Hospital Benchmarking Reports released
The Ministry of Health has today released two reports looking at hospital services including emergency department waiting times and patient perceptions of hospital care.
The Hospital Benchmark Information (HBI) reports are produced quarterly by the Ministry of Health and track the performance of all public hospitals in New Zealand against 15 key performance measures. The reports help hospitals to measure their performance against one another, and look for ways to improve.
Among the performance measures are triage times (emergency department waiting times), patient satisfaction, average length of stay and acute readmissions.
Early indications of a small number of DHBs not meeting targets for triage 1 times were largely found to be related to difficulties with information systems.
The corrected data shows in the June quarter, 20 out of 21 DHBs met the target for treating Triage 1 patients in emergency departments. Triage 1 is the most urgent category and DHBs are expected to see 100 per cent of patients in this category immediately.
The one DHB that did not meet the Triage 1 target has assured the Ministry that all Triage 1 patients at its base hospital are seen and treated immediately. A newly introduced patient management IT system is being modified to provide more accurate data for reporting purposes in the future.
Eight DHBs met or exceeded the target for Triage 2 with 80 per cent of patients seen within 10 minutes.
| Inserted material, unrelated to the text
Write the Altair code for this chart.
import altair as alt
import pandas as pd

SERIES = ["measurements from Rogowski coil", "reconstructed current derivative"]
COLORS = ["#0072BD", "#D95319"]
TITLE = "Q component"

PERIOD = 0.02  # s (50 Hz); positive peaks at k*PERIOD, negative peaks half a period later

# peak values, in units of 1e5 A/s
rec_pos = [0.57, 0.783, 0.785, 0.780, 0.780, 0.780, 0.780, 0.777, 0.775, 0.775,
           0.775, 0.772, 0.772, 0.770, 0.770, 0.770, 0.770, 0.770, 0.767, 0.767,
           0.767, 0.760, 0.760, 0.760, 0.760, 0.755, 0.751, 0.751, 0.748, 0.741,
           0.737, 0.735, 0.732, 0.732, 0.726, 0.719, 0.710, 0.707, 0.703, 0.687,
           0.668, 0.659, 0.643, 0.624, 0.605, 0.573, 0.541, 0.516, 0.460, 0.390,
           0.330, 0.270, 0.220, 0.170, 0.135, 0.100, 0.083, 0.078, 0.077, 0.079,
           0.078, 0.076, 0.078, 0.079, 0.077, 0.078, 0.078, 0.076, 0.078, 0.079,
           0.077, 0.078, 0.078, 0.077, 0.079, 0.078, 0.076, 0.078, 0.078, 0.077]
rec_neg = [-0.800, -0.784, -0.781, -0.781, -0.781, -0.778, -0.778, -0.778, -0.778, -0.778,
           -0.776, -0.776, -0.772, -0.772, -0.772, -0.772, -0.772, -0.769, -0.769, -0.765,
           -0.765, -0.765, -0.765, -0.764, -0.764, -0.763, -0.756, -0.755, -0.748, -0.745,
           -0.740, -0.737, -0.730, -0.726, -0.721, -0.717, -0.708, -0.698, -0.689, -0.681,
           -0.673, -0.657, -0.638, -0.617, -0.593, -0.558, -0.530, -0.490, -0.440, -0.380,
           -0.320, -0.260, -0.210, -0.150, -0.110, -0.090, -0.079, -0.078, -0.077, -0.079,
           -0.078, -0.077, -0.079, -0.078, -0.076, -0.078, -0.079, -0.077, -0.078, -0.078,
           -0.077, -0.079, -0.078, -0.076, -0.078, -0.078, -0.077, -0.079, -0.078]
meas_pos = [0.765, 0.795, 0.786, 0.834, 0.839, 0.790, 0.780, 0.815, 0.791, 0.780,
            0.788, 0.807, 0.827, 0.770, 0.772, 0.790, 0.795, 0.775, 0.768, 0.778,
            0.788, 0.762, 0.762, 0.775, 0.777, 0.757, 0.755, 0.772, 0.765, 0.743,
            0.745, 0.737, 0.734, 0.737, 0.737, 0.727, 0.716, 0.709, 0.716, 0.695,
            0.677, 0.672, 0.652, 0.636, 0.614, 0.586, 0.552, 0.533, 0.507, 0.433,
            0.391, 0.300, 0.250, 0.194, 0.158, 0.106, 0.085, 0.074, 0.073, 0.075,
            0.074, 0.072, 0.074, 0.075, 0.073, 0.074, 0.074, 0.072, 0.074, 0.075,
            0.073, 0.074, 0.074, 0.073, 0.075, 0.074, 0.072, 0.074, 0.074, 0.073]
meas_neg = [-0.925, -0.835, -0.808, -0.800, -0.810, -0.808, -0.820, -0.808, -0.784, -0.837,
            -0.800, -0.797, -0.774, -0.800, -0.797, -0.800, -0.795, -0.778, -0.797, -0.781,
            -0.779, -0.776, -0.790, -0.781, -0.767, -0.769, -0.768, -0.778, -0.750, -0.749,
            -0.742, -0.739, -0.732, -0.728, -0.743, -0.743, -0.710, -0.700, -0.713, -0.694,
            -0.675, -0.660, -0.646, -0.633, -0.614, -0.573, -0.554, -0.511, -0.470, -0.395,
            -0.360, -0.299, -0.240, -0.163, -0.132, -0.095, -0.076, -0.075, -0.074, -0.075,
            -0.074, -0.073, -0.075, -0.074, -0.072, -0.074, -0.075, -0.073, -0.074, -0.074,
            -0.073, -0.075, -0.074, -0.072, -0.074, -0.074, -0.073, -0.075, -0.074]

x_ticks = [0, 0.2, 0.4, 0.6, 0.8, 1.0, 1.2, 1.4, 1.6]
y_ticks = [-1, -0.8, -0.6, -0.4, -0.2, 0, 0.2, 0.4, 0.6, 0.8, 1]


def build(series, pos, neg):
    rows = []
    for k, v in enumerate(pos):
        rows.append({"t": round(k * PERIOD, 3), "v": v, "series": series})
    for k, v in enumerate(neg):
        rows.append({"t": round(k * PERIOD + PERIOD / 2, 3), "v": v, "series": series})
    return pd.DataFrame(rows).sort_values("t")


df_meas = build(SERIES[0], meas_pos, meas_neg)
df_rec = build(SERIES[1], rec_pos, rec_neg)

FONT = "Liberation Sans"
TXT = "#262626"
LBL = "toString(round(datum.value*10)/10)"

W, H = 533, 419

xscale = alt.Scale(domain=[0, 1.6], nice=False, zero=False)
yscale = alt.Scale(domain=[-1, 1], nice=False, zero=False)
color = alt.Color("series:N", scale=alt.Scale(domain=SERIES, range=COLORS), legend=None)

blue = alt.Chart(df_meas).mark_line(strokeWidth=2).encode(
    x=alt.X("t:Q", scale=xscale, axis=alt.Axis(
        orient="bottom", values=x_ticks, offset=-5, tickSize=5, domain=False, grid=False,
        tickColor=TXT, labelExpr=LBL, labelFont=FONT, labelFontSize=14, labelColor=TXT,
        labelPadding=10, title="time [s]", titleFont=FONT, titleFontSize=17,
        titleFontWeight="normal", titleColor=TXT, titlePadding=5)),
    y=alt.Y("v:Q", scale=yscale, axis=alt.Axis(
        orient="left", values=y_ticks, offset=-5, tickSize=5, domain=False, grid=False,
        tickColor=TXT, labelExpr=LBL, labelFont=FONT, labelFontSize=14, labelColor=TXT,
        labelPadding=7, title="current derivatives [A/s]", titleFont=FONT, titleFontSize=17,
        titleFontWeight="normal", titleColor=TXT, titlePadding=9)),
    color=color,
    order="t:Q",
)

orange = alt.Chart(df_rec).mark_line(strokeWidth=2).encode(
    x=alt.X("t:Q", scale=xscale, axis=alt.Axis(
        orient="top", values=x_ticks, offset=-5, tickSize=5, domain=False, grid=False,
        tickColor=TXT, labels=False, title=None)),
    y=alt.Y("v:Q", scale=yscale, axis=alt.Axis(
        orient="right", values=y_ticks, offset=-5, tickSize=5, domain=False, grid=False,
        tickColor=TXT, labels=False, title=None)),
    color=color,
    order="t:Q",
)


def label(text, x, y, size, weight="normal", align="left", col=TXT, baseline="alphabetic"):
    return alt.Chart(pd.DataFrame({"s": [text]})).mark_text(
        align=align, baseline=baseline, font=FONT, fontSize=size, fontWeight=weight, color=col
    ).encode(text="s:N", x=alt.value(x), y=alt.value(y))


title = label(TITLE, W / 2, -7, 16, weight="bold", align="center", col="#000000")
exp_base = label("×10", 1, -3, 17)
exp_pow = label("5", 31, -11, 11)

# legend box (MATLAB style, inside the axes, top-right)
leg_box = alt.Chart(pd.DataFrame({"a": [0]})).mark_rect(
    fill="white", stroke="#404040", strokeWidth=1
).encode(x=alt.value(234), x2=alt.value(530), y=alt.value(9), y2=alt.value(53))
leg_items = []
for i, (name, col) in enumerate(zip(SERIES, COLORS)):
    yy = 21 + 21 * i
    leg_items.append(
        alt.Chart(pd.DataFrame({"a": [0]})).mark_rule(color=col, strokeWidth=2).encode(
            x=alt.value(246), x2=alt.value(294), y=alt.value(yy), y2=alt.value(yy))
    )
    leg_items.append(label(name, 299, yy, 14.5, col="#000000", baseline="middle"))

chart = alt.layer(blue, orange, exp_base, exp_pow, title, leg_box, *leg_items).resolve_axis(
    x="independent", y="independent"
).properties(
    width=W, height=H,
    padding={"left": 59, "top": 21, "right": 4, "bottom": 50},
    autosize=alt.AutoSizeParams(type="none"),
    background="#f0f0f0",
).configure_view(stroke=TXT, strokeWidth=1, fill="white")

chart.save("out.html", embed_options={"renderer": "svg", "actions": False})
Five DHBs met the target for treating 75 per cent of Triage 3 patients within the recommended 30 minutes.
DHBs are working to improve their performance with hospitals developing innovative systems to improve their efficiency, quality of care, and the experience of the patient as they move from emergency care to other parts of the hospital and back in to the community.
The March 2007 and June 2007 reports are the first to record the number of Staphylococcus aureus bloodstream infections - instead of all bloodstream infections as was the case previously - against the number of bed days in hospital. The focus on S. aureus infections is because they are one cause of poor outcomes for patients, they usually result from healthcare procedures such as the insertion of catheters and the introduction of the infection through surgery, and they are potentially avoidable.
Initial figures show the national infection rates for the March 2007 and June 2007 quarter were 0.21 and 0.20 infections per 1000 bed days respectively. However, it is expected there will be a high degree of statistical variability in these figures over time, and so it is difficult to draw any conclusions about DHB performance at this early stage of data collection.
Nationwide overall patient satisfaction continues to remain high at 88 per cent.